Quanto à junta regional, o art.º 26.º dispõe que “a junta regional é o órgão executivo da região administrativa,
constituído por um presidente e por vogais, em número de seis nas regiões com
1,5 milhões ou mais de eleitores e em número de quatro nas regiões restantes”,
competindo ao seu presidente “representar a região”. E o art.º 27.º estipula que “a eleição da junta regional é feita segundo
o sistema de representação maioritária, por escrutínio secreto e por listas
plurinominais, na primeira sessão da assembleia regional e de entre os seus
membros”, sendo que o presidente “é o primeiro elemento da lista mais votada”

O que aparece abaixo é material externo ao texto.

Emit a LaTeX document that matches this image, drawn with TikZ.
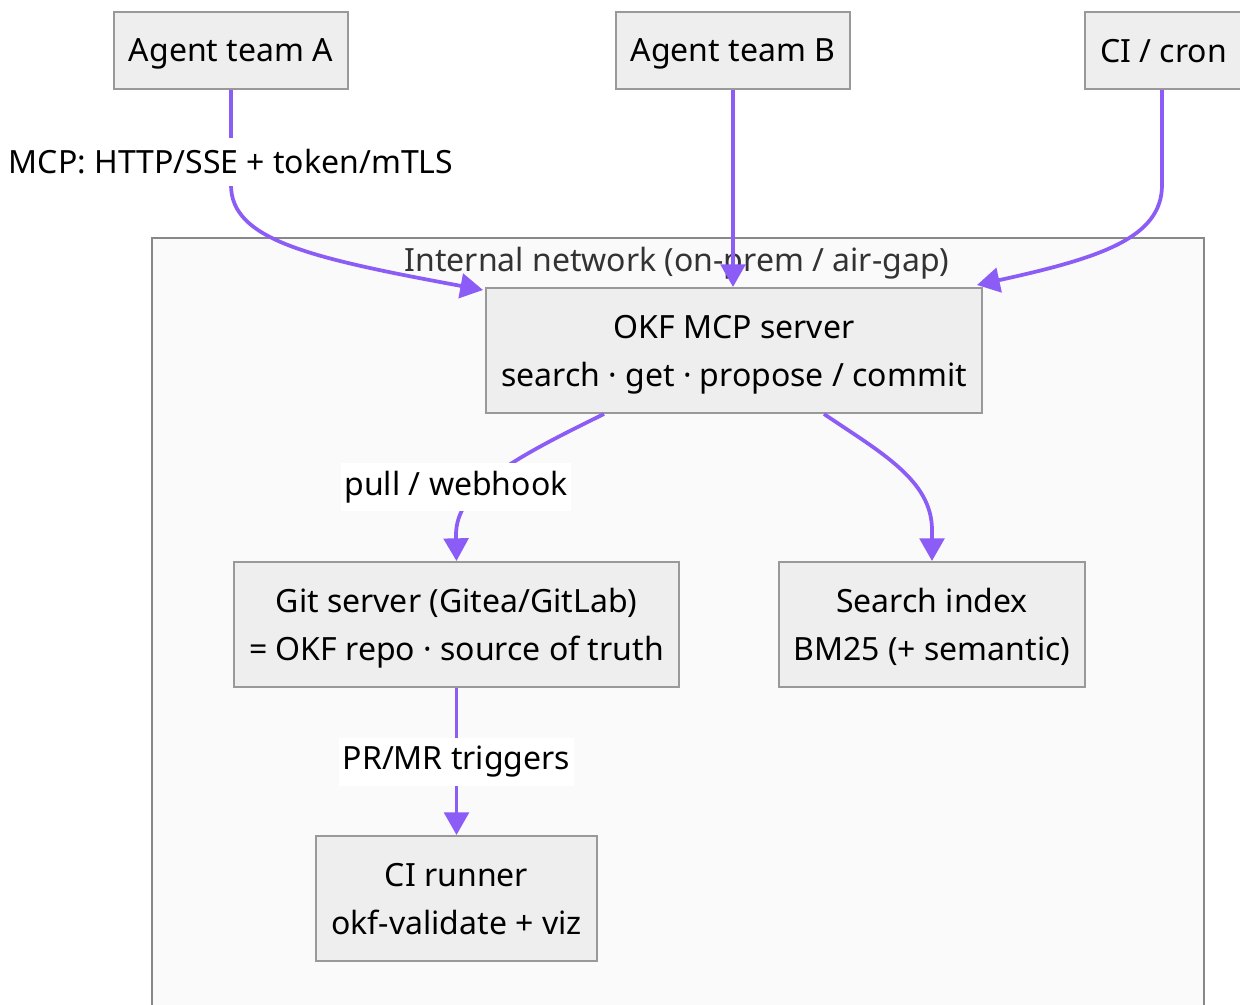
\documentclass[tikz,border=0pt]{standalone}
\usepackage{fontspec}
\setmainfont{Noto Sans}
\usetikzlibrary{arrows.meta,calc}
\definecolor{edgec}{HTML}{8B5CF6}
\definecolor{boxfill}{HTML}{EEEEEE}
\definecolor{boxdraw}{HTML}{999999}
\definecolor{clfill}{HTML}{FAFAFA}
\definecolor{cldraw}{HTML}{888888}
\tikzset{
  box/.style={draw=boxdraw, fill=boxfill, line width=1.5pt, inner sep=0pt, align=center,
    text depth=0pt, font=\fontsize{24}{36}\selectfont},
  arr/.style={draw=edgec, line width=2.8pt, -{Triangle[length=17pt,width=18.5pt]}},
  lbl/.style={fill=white, inner xsep=2.5pt, inner ysep=0pt, minimum height=36pt, font=\fontsize{24}{36}\selectfont, text=black},
}
\begin{document}
\begin{tikzpicture}[x=0.75pt,y=-0.75pt]
\useasboundingbox (0,0) rectangle (1240,1005);
% cluster
\node[draw=cldraw, fill=clfill, line width=1.5pt, minimum width=789pt, minimum height=582pt, inner sep=0pt, anchor=north west] (cl) at (151,237) {};
\node[font=\fontsize{24}{36}\selectfont, text=black!80, inner sep=0pt] (cllbl) at (677,263) {Internal network (on-prem / air-gap)};
% nodes
\node[box, minimum width=175.5pt, minimum height=57.75pt] (A) at (231,50.5) {Agent team A};
\node[box, minimum width=175.5pt, minimum height=57.75pt] (B) at (733,50.5) {Agent team B};
\node[box, minimum width=117.75pt, minimum height=57.75pt] (ci) at (1163.5,50.5) {CI / cron};
\node[box, minimum width=372pt, minimum height=93.75pt] (okf) at (734,350.5) {OKF MCP server\\search · get · propose / commit};
\node[box, minimum width=333.75pt, minimum height=93.75pt] (git) at (456.5,624.5) {Git server (Gitea/GitLab)\\= OKF repo · source of truth};
\node[box, minimum width=229.5pt, minimum height=93.75pt] (srch) at (932,624.5) {Search index\\BM25 (+ semantic)};
\node[box, minimum width=210.75pt, minimum height=93.75pt] (run) at (456.5,898.5) {CI runner\\okf-validate + viz};
% edges
\draw[arr] (A.south) -- (231,185) .. controls (231,240) and (310,258) .. ($(okf.north west)+(-2,3)$);
\node[lbl] (l1) at (231,162) {MCP: HTTP/SSE + token/mTLS};
\draw[arr] (B.south) -- (B.south |- okf.north);
\draw[arr] ([xshift=-1.1pt]ci.south) -- (1162,185) .. controls (1162,238) and (1100,258) .. ($(okf.north east)+(-6,-2)$);
\draw[arr] ($(okf.south west)+(119,0)$) .. controls (510,460) and (456,490) .. (456,535) -- (git.north);
\node[lbl] (l2) at (456,487) {pull / webhook};
\draw[arr] ($(okf.south west)+(339,0)$) .. controls (880,452) and (932,480) .. (932,530) -- (srch.north);
\draw[arr] (git.south) -- node[lbl] (l3) {PR/MR triggers} (run.north);
\end{tikzpicture}
\end{document}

e que os membros eleitos para a junta “ficam
com o mandato suspenso na assembleia regional”. Por conseguinte, nos termos
do art.º 28.º, “os deputados regionais
eleitos para a junta serão substituídos na assembleia enquanto durar a suspensão
pelo cidadão imediatamente a seguir na ordem da respetiva lista ou pertencente
ao mesmo partido, em caso de coligação, ou pelo respectivo substituto, se se
tratar de deputado eleito pelo colégio” referido no artigo 22º.
***
Como facilmente se vê, quem diz que estão agora a pôr o carro à frente dos
bois tem razão à face da CRP e da Lei-Quadro. Em 1.º lugar, importa levar a
referendo a matéria depois de ela ser amplamente debatida no Parlamento e nas
diversas instâncias da sociedade civil ou rever a Constituição com vista à
necessária agilização; depois, proceder às consultas às assembleias municipais
dos municípios abrangidos pelas futuras regiões, nomeadamente dos fronteiriços;
em 3.º lugar, convocar as eleições para as assembleias regionais nos termos da
lei; em 4.º lugar, proceder à sua instalação e fazer que elas elejam os membros
das juntas. Ora, querer eleger presidentes ou direções cuja existência dimana
do órgão deliberativo eleito regularmente e constituídos por elementos eleitos diretamente
pelas bases e por elementos eleitos indiretamente é subverter a economia da
democracia representativa e dotar os órgãos executivos dum poder que só lhes
pertence se for outorgado pelas assembleias. E é fazer gato-sapato da CRP e da
Lei.
Não me comove o facto de o Chefe de Estado não concordar com a regionalização,
pois, não lhe competindo legislar, sujeita-se ao veredicto parlamentar. E, se
lhe cabe vetar uma lei, também lhe cabe o dever de a promulgar se o Parlamento
a confirmar nos termos constitucionais.
E temo que os políticos não ousem fazer a regionalização que dizem querer
para desenvolver o país ou que a queiram fazer sem provocar o emagrecimento drástico
do aparelho central e aproveitem o ensejo para replicar em cinco ou mais centros
territoriais a gigantesca máquina do Estado central ou para criar mais cinco ou
mais açoteias de amigos e compadres, sobretudo se cansados do poder municipal e
paroquial. O país merece ser tratado a sério!